— Eu sou cabeça dura e você é cabeça dura. Somos iguais nisso. Mas eu sou cabeça dura de um tipo e você é de outro tipo. É por isso que eu não reclamo de você, mas você reclama de mim — eu disse.
— Quer dizer que tem dois tipos de cabeça dura? Quais são os dois tipos? — perguntou o rapaz.
— Cabeça dura democrática e cabeça dura caga-regra — eu respondi.
— O que é caga-regra — ele perguntou.
— Cagar regra é uma gíria que significa dizer ao outro o que é certo e errado para o outro — eu disse.
— Qual o problema nisso? — o rapaz perguntou.
— O problema é que você não tem competência em saber o que é certo e errado para o outro, pois o outro é outro, diferente de você — respondi.
— Mas se é certo é certo, se é errado é errado! — ele disse.
— Para você é certo colocar açúcar no café? — eu perguntei.
— Sim, é certo — ele respondeu.
— E para um diabético, é certo colocar açúcar no café? — eu perguntei.
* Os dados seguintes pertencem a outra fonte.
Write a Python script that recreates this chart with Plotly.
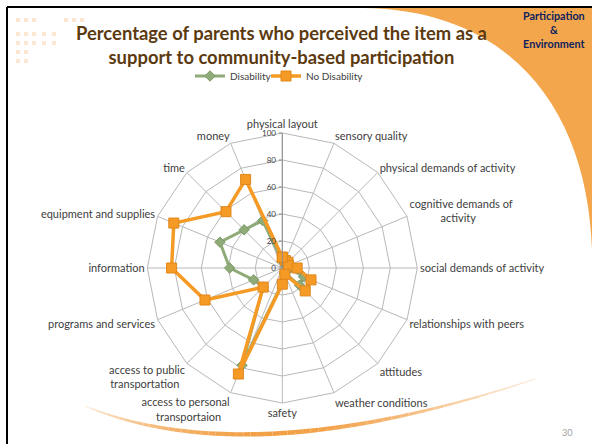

— Não! É errado — ele respondeu.
— Certo e errado não é absoluto, é relativo, é particular. O que serve para você, pode não servir para o outro, o que faz bem para você, pode fazer mal para o outro, o que é importante para você, pode ser irrelevante para o outro, e vice-versa — eu disse.
— Eu sei disso!— disse o rapaz.
— Se soubesse, não reclamava da minha cabeça dura — eu disse.
— Eu reclamo porque você é cabeça dura! — o rapaz disse.
— Sim, mas você também é cabeça dura e eu não reclamo. Por que você reclama da minha cabeça dura e eu não reclamo da sua? — eu disse.
— Já falei! Me responda você!— disse o rapaz.
— Porque eu sou cabeça dura democrático e você é cabeça dura caga-regra. Para mim, cada um é livre para acreditar diferente, gostar diferente, dar valor diferente. Você é o oposto, quer que todos acreditem igual você, gostem igual você e valorizem o mesmo que você. Quando você reclama da minha cabeça dura, na verdade, você está querendo dizer: Ferrari, seja cabeça mole e pense igual a mim! Quando eu penso diferente, você me chama de cabeça dura como estratégia para amolecer minha cabeça— eu disse.
— Discordo!— disse o rapaz.
— Ótimo! Não precisa concordar comigo, seja cabeça dura, pense no assunto com sua própria cabeça. Se fizer isso, você verá que é verdade: você é caga-regra — eu disse.